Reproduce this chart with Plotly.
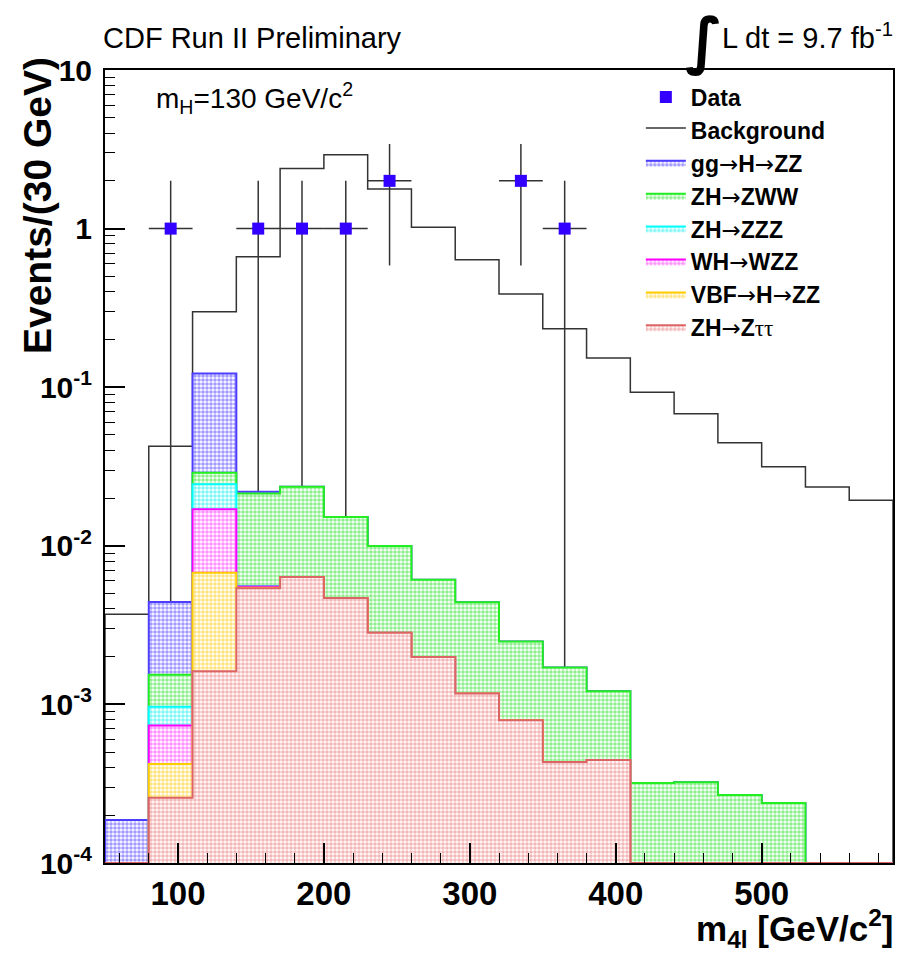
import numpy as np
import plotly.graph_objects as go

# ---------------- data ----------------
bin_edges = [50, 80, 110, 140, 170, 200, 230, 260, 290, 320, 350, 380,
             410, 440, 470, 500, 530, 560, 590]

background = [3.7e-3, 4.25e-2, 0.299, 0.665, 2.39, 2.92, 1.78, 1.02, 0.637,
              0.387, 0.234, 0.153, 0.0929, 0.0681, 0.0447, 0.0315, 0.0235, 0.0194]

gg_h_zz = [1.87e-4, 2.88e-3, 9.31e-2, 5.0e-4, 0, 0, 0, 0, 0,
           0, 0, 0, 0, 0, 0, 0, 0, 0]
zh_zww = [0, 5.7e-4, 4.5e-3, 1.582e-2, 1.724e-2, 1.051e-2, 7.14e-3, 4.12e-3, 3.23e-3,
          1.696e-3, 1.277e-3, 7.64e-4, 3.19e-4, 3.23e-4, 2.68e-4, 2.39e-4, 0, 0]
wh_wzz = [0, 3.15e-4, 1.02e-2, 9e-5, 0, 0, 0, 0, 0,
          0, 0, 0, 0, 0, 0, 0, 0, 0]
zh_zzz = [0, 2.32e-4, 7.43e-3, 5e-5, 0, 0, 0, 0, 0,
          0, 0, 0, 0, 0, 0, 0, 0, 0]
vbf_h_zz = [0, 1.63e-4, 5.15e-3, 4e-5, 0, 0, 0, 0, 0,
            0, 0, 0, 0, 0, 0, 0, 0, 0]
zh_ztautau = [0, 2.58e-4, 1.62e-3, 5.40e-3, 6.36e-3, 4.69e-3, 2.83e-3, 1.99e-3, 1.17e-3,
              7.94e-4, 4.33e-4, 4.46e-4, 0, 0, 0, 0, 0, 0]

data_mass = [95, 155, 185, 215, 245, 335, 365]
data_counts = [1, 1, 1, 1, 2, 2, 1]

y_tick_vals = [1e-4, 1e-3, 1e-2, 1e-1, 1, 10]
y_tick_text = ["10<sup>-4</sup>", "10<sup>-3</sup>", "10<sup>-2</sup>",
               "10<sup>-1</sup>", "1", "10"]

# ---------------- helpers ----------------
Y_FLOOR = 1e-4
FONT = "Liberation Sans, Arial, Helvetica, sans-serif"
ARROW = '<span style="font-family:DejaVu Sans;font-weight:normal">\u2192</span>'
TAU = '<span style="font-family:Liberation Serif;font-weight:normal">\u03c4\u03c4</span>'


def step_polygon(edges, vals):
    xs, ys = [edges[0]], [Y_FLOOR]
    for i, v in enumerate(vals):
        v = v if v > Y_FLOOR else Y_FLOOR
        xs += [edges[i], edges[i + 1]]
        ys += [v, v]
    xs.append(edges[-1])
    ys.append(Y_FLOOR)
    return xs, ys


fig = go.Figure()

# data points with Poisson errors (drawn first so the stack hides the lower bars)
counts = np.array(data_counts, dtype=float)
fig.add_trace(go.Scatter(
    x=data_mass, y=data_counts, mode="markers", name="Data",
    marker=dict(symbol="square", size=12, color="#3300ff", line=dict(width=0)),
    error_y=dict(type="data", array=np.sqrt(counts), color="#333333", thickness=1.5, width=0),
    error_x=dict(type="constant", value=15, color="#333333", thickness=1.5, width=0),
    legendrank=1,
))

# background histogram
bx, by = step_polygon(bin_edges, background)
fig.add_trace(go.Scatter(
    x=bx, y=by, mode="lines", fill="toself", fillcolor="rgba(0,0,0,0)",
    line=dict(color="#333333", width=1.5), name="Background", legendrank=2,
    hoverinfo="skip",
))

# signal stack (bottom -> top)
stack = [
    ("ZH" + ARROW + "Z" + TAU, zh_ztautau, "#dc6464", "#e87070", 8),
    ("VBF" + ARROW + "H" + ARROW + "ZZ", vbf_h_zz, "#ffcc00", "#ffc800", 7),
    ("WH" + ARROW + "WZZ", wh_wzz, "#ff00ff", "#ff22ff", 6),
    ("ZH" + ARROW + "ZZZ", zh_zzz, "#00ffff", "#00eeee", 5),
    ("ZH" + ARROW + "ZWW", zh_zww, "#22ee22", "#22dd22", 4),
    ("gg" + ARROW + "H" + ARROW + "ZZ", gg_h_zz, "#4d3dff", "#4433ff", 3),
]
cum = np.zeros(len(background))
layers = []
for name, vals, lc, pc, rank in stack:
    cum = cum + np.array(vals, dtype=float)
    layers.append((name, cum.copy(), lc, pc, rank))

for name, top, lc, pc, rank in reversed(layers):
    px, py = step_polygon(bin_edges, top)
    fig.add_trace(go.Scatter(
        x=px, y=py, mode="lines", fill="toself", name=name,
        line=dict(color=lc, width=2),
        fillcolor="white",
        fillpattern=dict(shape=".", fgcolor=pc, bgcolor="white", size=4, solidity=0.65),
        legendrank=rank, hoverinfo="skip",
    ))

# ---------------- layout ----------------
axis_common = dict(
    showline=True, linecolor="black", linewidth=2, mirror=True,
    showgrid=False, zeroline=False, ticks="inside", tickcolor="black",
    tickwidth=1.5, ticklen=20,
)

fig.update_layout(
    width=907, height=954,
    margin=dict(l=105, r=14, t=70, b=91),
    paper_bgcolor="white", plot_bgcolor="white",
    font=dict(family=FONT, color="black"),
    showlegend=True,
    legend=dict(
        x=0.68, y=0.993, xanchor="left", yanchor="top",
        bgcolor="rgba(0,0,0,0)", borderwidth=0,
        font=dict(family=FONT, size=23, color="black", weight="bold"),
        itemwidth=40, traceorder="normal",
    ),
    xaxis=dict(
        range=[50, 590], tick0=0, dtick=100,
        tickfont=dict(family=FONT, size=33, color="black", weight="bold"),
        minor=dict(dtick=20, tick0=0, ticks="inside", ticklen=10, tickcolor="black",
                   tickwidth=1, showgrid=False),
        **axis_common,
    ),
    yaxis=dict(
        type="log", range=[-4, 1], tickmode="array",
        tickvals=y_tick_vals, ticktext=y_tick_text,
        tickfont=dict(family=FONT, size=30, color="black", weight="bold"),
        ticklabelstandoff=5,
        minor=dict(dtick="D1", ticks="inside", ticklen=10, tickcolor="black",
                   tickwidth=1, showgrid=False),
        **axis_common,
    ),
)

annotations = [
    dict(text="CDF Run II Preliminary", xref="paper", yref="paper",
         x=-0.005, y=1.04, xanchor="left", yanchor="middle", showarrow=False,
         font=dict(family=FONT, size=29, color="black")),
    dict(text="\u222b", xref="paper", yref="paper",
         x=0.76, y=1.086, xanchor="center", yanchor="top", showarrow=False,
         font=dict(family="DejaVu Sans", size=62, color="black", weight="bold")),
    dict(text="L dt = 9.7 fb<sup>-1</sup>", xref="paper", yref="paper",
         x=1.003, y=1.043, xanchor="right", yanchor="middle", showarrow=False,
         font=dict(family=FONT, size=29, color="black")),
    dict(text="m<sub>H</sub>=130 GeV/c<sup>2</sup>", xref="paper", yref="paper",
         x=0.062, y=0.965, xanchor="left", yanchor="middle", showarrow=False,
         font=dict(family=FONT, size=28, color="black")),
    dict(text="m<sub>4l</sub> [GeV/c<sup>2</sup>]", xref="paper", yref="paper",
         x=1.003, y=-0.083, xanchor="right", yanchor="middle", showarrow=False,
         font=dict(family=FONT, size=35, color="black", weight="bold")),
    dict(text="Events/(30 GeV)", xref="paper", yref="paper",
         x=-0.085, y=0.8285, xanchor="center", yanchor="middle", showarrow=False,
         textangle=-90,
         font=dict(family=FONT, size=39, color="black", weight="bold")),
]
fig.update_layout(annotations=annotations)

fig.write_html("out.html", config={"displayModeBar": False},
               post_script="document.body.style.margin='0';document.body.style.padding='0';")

==*==

STATED EXERCISE: Every line of the data above should be quoted exactly. Omit the pictures.

REPLY TO THE EXERCISE:
Reproduce this chart with Plotly.
import numpy as np
import plotly.graph_objects as go

# ---------------- data ----------------
bin_edges = [50, 80, 110, 140, 170, 200, 230, 260, 290, 320, 350, 380,
             410, 440, 470, 500, 530, 560, 590]

background = [3.7e-3, 4.25e-2, 0.299, 0.665, 2.39, 2.92, 1.78, 1.02, 0.637,
              0.387, 0.234, 0.153, 0.0929, 0.0681, 0.0447, 0.0315, 0.0235, 0.0194]

gg_h_zz = [1.87e-4, 2.88e-3, 9.31e-2, 5.0e-4, 0, 0, 0, 0, 0,
           0, 0, 0, 0, 0, 0, 0, 0, 0]
zh_zww = [0, 5.7e-4, 4.5e-3, 1.582e-2, 1.724e-2, 1.051e-2, 7.14e-3, 4.12e-3, 3.23e-3,
          1.696e-3, 1.277e-3, 7.64e-4, 3.19e-4, 3.23e-4, 2.68e-4, 2.39e-4, 0, 0]
wh_wzz = [0, 3.15e-4, 1.02e-2, 9e-5, 0, 0, 0, 0, 0,
          0, 0, 0, 0, 0, 0, 0, 0, 0]
zh_zzz = [0, 2.32e-4, 7.43e-3, 5e-5, 0, 0, 0, 0, 0,
          0, 0, 0, 0, 0, 0, 0, 0, 0]
vbf_h_zz = [0, 1.63e-4, 5.15e-3, 4e-5, 0, 0, 0, 0, 0,
            0, 0, 0, 0, 0, 0, 0, 0, 0]
zh_ztautau = [0, 2.58e-4, 1.62e-3, 5.40e-3, 6.36e-3, 4.69e-3, 2.83e-3, 1.99e-3, 1.17e-3,
              7.94e-4, 4.33e-4, 4.46e-4, 0, 0, 0, 0, 0, 0]

data_mass = [95, 155, 185, 215, 245, 335, 365]
data_counts = [1, 1, 1, 1, 2, 2, 1]

y_tick_vals = [1e-4, 1e-3, 1e-2, 1e-1, 1, 10]
y_tick_text = ["10<sup>-4</sup>", "10<sup>-3</sup>", "10<sup>-2</sup>",
               "10<sup>-1</sup>", "1", "10"]

# ---------------- helpers ----------------
Y_FLOOR = 1e-4
FONT = "Liberation Sans, Arial, Helvetica, sans-serif"
ARROW = '<span style="font-family:DejaVu Sans;font-weight:normal">\u2192</span>'
TAU = '<span style="font-family:Liberation Serif;font-weight:normal">\u03c4\u03c4</span>'


def step_polygon(edges, vals):
    xs, ys = [edges[0]], [Y_FLOOR]
    for i, v in enumerate(vals):
        v = v if v > Y_FLOOR else Y_FLOOR
        xs += [edges[i], edges[i + 1]]
        ys += [v, v]
    xs.append(edges[-1])
    ys.append(Y_FLOOR)
    return xs, ys


fig = go.Figure()

# data points with Poisson errors (drawn first so the stack hides the lower bars)
counts = np.array(data_counts, dtype=float)
fig.add_trace(go.Scatter(
    x=data_mass, y=data_counts, mode="markers", name="Data",
    marker=dict(symbol="square", size=12, color="#3300ff", line=dict(width=0)),
    error_y=dict(type="data", array=np.sqrt(counts), color="#333333", thickness=1.5, width=0),
    error_x=dict(type="constant", value=15, color="#333333", thickness=1.5, width=0),
    legendrank=1,
))

# background histogram
bx, by = step_polygon(bin_edges, background)
fig.add_trace(go.Scatter(
    x=bx, y=by, mode="lines", fill="toself", fillcolor="rgba(0,0,0,0)",
    line=dict(color="#333333", width=1.5), name="Background", legendrank=2,
    hoverinfo="skip",
))

# signal stack (bottom -> top)
stack = [
    ("ZH" + ARROW + "Z" + TAU, zh_ztautau, "#dc6464", "#e87070", 8),
    ("VBF" + ARROW + "H" + ARROW + "ZZ", vbf_h_zz, "#ffcc00", "#ffc800", 7),
    ("WH" + ARROW + "WZZ", wh_wzz, "#ff00ff", "#ff22ff", 6),
    ("ZH" + ARROW + "ZZZ", zh_zzz, "#00ffff", "#00eeee", 5),
    ("ZH" + ARROW + "ZWW", zh_zww, "#22ee22", "#22dd22", 4),
    ("gg" + ARROW + "H" + ARROW + "ZZ", gg_h_zz, "#4d3dff", "#4433ff", 3),
]
cum = np.zeros(len(background))
layers = []
for name, vals, lc, pc, rank in stack:
    cum = cum + np.array(vals, dtype=float)
    layers.append((name, cum.copy(), lc, pc, rank))

for name, top, lc, pc, rank in reversed(layers):
    px, py = step_polygon(bin_edges, top)
    fig.add_trace(go.Scatter(
        x=px, y=py, mode="lines", fill="toself", name=name,
        line=dict(color=lc, width=2),
        fillcolor="white",
        fillpattern=dict(shape=".", fgcolor=pc, bgcolor="white", size=4, solidity=0.65),
        legendrank=rank, hoverinfo="skip",
    ))

# ---------------- layout ----------------
axis_common = dict(
    showline=True, linecolor="black", linewidth=2, mirror=True,
    showgrid=False, zeroline=False, ticks="inside", tickcolor="black",
    tickwidth=1.5, ticklen=20,
)

fig.update_layout(
    width=907, height=954,
    margin=dict(l=105, r=14, t=70, b=91),
    paper_bgcolor="white", plot_bgcolor="white",
    font=dict(family=FONT, color="black"),
    showlegend=True,
    legend=dict(
        x=0.68, y=0.993, xanchor="left", yanchor="top",
        bgcolor="rgba(0,0,0,0)", borderwidth=0,
        font=dict(family=FONT, size=23, color="black", weight="bold"),
        itemwidth=40, traceorder="normal",
    ),
    xaxis=dict(
        range=[50, 590], tick0=0, dtick=100,
        tickfont=dict(family=FONT, size=33, color="black", weight="bold"),
        minor=dict(dtick=20, tick0=0, ticks="inside", ticklen=10, tickcolor="black",
                   tickwidth=1, showgrid=False),
        **axis_common,
    ),
    yaxis=dict(
        type="log", range=[-4, 1], tickmode="array",
        tickvals=y_tick_vals, ticktext=y_tick_text,
        tickfont=dict(family=FONT, size=30, color="black", weight="bold"),
        ticklabelstandoff=5,
        minor=dict(dtick="D1", ticks="inside", ticklen=10, tickcolor="black",
                   tickwidth=1, showgrid=False),
        **axis_common,
    ),
)

annotations = [
    dict(text="CDF Run II Preliminary", xref="paper", yref="paper",
         x=-0.005, y=1.04, xanchor="left", yanchor="middle", showarrow=False,
         font=dict(family=FONT, size=29, color="black")),
    dict(text="\u222b", xref="paper", yref="paper",
         x=0.76, y=1.086, xanchor="center", yanchor="top", showarrow=False,
         font=dict(family="DejaVu Sans", size=62, color="black", weight="bold")),
    dict(text="L dt = 9.7 fb<sup>-1</sup>", xref="paper", yref="paper",
         x=1.003, y=1.043, xanchor="right", yanchor="middle", showarrow=False,
         font=dict(family=FONT, size=29, color="black")),
    dict(text="m<sub>H</sub>=130 GeV/c<sup>2</sup>", xref="paper", yref="paper",
         x=0.062, y=0.965, xanchor="left", yanchor="middle", showarrow=False,
         font=dict(family=FONT, size=28, color="black")),
    dict(text="m<sub>4l</sub> [GeV/c<sup>2</sup>]", xref="paper", yref="paper",
         x=1.003, y=-0.083, xanchor="right", yanchor="middle", showarrow=False,
         font=dict(family=FONT, size=35, color="black", weight="bold")),
    dict(text="Events/(30 GeV)", xref="paper", yref="paper",
         x=-0.085, y=0.8285, xanchor="center", yanchor="middle", showarrow=False,
         textangle=-90,
         font=dict(family=FONT, size=39, color="black", weight="bold")),
]
fig.update_layout(annotations=annotations)

fig.write_html("out.html", config={"displayModeBar": False},
               post_script="document.body.style.margin='0';document.body.style.padding='0';")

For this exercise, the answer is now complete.